I just paid more than $3000 for a new furnace; if I had 2 million annual sales to justify development of switched-reluctance alternators and other ways to apply smarts to the construction of dumb, reliable cogenerators, I'll bet that the $3000 target is reachable.

2.  Once installed, the cogenerator is a sunk cost.  It should be operated when it is cheaper than other energy supplies, and left idle the rest of the time.  You were the one who said that maintenance was required every few hundred hours.  Is a thousand hours a year a problem?

"(I don't think you really pick up on the main issue I have with heat pumps and micro CHP, namely the large capital cost and the fact that there are better uses for that capital in terms of emissions reductions)."

Given your position that emissions are unimportant, I wonder if you've given that enough thought.

The difficulty I have with the all-heat pump scheme is that it requires the same inefficiency of peaking generation that's seen in hot areas during the summer (the generation peak in Minnesota is during the winter).  If you are forced to meet the marginal demand with simple-cycle gas turbines at 40% efficiency tops, you get a best-case AFUE of 120% assuming 3:1 heat pumps; add in 15% line losses during max-load conditions and you're down to 102%.
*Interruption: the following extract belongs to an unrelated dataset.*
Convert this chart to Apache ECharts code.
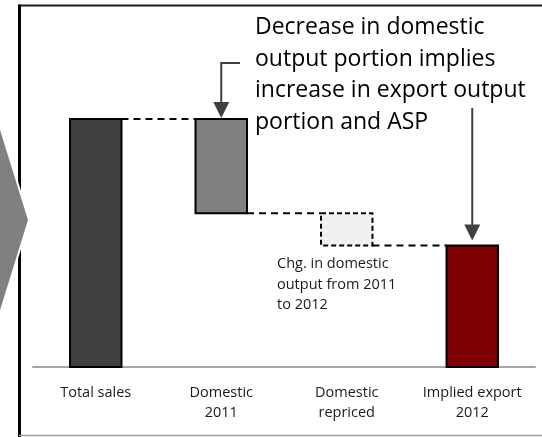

Off-the-shelf engine hardware looks like it can already yield 155% efficiency from the cogenerator/heat pump scheme (even under max-load) and future developments could increase that to over 200%.  The system also delivers emergency power in the bargain.  How can you get that any other way?

"if you use resistance heat from wind..."

... you
1.  offset fuel use and cogenerator operating hours using extremely cheap resistance heat hardware.
2.  provide a dump load for wind power that might otherwise go unused.
3.  provide a market for excess wind power no cheaper than the displaced cost of cogenerator fuel and maintenance.
4.  provide a set of alternate generators which can be scheduled from zero to full power on a time-scale of seconds, making it much easier to handle any variability of the wind resource.
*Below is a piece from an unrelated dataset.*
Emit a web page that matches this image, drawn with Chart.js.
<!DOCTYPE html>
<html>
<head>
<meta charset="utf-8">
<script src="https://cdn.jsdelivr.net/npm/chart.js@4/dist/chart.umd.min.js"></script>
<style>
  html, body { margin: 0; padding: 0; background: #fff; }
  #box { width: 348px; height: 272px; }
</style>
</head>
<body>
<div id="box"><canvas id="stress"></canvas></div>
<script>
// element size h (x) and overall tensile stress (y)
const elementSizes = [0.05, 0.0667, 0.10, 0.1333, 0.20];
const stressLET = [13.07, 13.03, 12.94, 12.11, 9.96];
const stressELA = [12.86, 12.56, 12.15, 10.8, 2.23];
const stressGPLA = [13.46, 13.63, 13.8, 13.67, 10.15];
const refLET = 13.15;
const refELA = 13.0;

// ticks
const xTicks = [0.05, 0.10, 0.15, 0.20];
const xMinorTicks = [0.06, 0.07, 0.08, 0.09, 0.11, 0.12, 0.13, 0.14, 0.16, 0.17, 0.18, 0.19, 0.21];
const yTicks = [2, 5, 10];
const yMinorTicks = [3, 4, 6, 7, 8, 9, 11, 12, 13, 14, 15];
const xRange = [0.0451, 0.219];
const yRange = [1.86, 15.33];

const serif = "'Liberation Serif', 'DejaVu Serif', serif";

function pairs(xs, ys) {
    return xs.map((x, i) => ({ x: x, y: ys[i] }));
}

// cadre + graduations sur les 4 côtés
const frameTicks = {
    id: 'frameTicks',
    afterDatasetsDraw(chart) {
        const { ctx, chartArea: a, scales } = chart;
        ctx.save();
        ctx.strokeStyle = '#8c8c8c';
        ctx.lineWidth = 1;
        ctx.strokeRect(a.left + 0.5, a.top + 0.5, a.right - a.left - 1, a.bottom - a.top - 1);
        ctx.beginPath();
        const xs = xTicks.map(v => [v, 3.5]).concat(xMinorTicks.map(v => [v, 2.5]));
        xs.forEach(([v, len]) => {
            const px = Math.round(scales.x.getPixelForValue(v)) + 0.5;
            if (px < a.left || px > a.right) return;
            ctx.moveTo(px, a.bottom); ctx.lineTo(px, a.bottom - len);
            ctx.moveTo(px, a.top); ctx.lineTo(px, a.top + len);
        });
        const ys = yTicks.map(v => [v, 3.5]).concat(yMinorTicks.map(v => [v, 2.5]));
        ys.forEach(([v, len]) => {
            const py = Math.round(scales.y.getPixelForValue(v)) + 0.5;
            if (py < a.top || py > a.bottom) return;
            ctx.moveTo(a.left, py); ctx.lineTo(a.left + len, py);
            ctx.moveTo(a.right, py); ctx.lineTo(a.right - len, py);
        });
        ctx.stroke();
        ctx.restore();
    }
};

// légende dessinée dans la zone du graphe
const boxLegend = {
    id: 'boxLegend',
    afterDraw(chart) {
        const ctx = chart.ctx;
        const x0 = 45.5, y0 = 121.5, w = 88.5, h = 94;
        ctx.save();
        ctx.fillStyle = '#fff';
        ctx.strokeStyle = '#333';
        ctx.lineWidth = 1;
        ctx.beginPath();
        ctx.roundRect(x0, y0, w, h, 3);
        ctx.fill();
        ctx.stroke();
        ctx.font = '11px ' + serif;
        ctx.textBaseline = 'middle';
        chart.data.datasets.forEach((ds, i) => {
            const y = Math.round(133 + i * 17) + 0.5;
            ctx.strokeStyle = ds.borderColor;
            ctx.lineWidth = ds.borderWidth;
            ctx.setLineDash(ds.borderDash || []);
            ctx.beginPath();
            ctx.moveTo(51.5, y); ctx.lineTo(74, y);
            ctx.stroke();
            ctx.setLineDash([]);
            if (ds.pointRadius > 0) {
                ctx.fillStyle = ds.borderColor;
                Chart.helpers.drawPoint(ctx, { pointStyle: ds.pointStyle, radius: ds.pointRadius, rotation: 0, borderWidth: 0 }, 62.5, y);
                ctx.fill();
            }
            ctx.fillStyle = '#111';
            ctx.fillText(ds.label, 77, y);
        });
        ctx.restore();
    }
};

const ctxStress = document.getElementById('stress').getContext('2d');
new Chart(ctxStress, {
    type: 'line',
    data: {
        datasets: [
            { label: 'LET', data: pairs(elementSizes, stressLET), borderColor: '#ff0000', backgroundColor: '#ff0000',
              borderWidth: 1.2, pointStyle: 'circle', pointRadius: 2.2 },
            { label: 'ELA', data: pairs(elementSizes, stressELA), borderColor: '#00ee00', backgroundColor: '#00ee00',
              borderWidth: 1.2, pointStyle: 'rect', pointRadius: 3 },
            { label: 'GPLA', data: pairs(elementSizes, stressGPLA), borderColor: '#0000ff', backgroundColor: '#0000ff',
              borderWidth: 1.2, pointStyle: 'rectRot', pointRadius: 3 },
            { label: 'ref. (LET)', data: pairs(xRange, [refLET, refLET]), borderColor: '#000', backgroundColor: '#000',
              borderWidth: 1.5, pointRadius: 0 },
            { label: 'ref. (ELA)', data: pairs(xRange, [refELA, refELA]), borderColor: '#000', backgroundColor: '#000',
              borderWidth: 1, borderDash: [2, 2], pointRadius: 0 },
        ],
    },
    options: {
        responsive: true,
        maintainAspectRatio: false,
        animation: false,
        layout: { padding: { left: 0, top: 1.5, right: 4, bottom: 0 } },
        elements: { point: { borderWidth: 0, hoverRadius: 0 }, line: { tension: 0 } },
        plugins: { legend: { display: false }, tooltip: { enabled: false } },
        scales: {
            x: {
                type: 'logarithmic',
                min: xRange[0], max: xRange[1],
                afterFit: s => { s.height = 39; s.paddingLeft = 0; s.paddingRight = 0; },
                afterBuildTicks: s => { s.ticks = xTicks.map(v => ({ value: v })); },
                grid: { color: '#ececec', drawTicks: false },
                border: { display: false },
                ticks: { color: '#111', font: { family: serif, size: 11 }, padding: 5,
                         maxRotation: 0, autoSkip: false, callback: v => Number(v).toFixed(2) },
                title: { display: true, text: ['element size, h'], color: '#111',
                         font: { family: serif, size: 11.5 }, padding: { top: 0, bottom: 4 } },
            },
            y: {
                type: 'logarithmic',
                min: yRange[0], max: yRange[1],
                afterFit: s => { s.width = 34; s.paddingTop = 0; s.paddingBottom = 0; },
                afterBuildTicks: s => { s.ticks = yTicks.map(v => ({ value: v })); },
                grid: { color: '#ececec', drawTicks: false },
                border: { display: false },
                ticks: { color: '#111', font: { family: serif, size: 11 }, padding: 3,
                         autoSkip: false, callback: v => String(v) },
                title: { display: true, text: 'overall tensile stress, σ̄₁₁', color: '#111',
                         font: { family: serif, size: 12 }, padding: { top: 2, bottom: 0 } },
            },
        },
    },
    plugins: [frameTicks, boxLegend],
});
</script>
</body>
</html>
I propose using both because each one addresses deficiencies of the other; they are synergestic.
 
1. I know that you can pick up a 1 kW petrol generator for around a hundred pounds, but I also know that the 5 kW Dachs sells for 25,000 Euros. I believe the main issues are noise, durability, maintenance and emissions (other than CO2) and I am personally skeptical about large capital cost reductions, and the main reason for my skepticism is that there is good subsidies available in Europe and people just don't seem to be able to get the cost down much even with all that help.
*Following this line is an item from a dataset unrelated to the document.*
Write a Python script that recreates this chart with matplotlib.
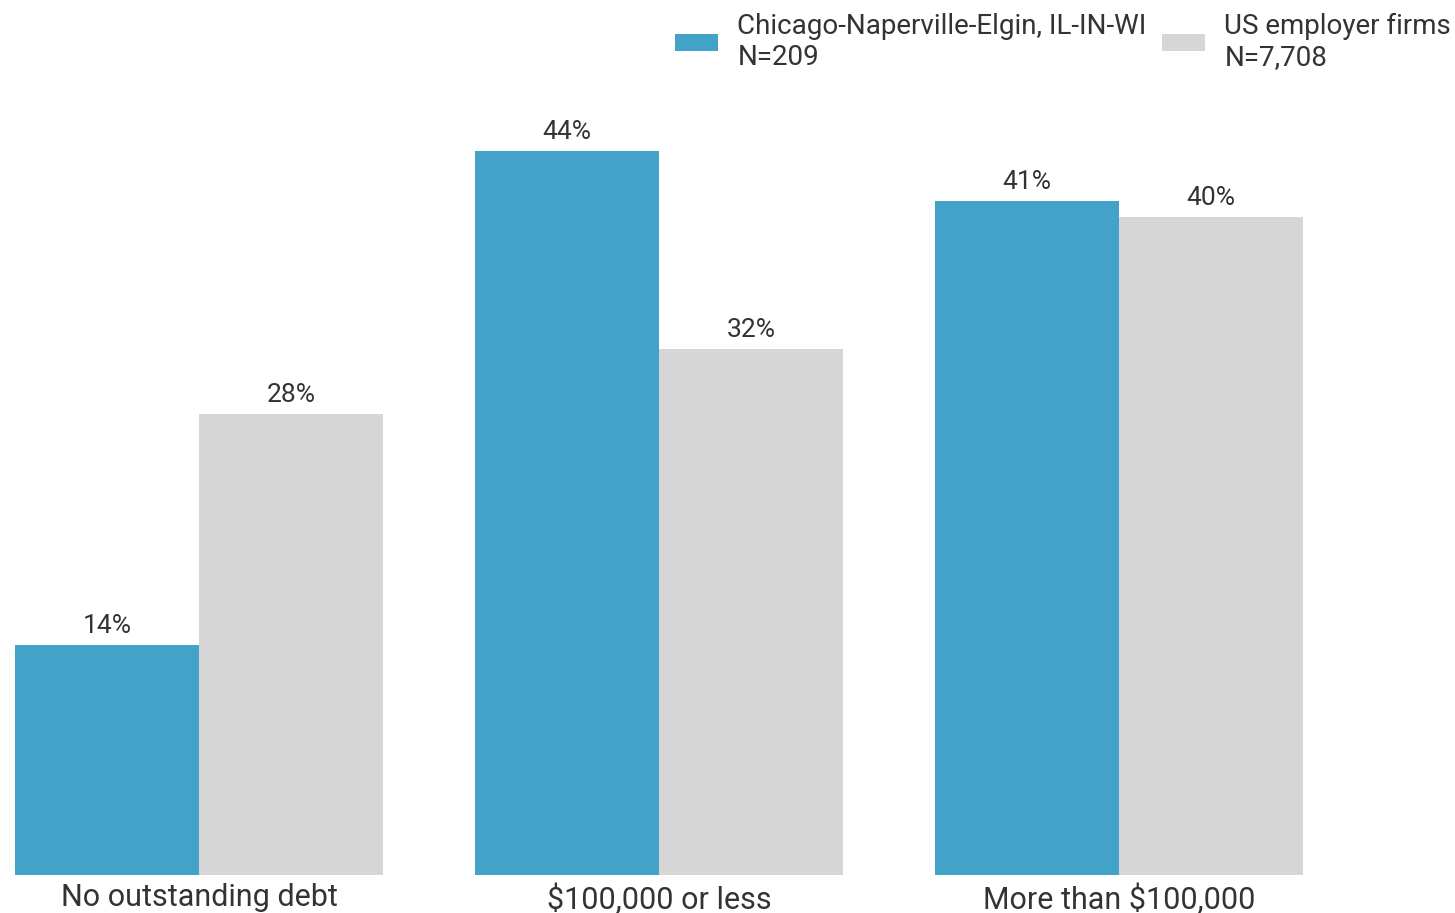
import matplotlib.pyplot as plt
import numpy as np

plt.rcParams['font.family'] = ['Roboto', 'DejaVu Sans']

categories = ['No outstanding debt', '$100,000 or less', 'More than $100,000']
chicago = [14, 44, 41]
us_firms = [28, 32, 40]
series_names = ['Chicago-Naperville-Elgin, IL-IN-WI\nN=209', 'US employer firms\nN=7,708']

blue = '#42a2c8'
grey = '#d6d6d6'
txt = '#333333'

fig = plt.figure(figsize=(14.55, 9.13), dpi=100)
ax = fig.add_axes([15 / 1455, 38 / 913, 1 - 15 / 1455, 775 / 913])

x = np.arange(len(categories))
w = 0.4
b1 = ax.bar(x - w / 2, chicago, w, color=blue, label=series_names[0])
b2 = ax.bar(x + w / 2, us_firms, w, color=grey, label=series_names[1])

for bars in (b1, b2):
    for b in bars:
        ax.annotate(f'{b.get_height():.0f}%', (b.get_x() + b.get_width() / 2, b.get_height()),
                    xytext=(0, 5), textcoords='offset points', ha='center', va='bottom',
                    fontsize=19, color=txt)

ax.set_xlim(-0.4, -0.4 + 1440 / 460)
ax.set_ylim(0, 775 / 16.45)
ax.set_xticks(x)
ax.set_xticklabels(categories, fontsize=22, color=txt)
ax.tick_params(axis='x', length=0, pad=6)
ax.set_yticks([])
for s in ax.spines.values():
    s.set_visible(False)

fig.legend(loc='upper right', bbox_to_anchor=(1.006, 1.0), ncol=2, frameon=False,
           fontsize=20, handlelength=1.55, handleheight=0.55, columnspacing=0.55,
           handletextpad=0.7, labelcolor=txt, borderaxespad=0.05,
           labelspacing=0.3)

fig.savefig('out.png', dpi=100)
2. Yes, once bought the cost is sunk. That applies to co-gen sets as much as it does to nukes or wind turbines.

On carbon dioxide emissions and capital costs. We've got two separate questions here. Firstly, what should be the carbon price in Dollars per tonne and secondly what is the emissions reduction cost of a particular option.

I accept that there is a willingness to spend money to reduce carbon dioxide emissions now, while I only want research and development and see value in preparing for possible future reductions in carbon dioxide emissions. Given this, I think it's worthwhile for me to contribute to the debate on what options are the most effective.

On heat pumps and efficiency. Look, heat is cheap and there's all sorts of other ways to deal with the issue, not least improved insulation and counter-current heat exchangers (heating fresh, cold incoming air with stale, warm air that it is being exchanged with).

Old housing in Germany consumes something like 300 kWh per m2, new build is down to 100 kWh per m2, and low energy eco-housing gets down to 40 kWh per m2.

With that little a heat load, why not use a small pellet stove combined with plain electrical heating for example?

On wind, as said we pretty much agree here. If wind is to be used for 70%+ of electricity generation (that's not my preferred option, but that's entirely a separate issue), there are huge advantages to using some of the wind generated electricity for resistance heating. It would mean that there'd be no waste, even when heavy winds would otherwise imply a 100% excess.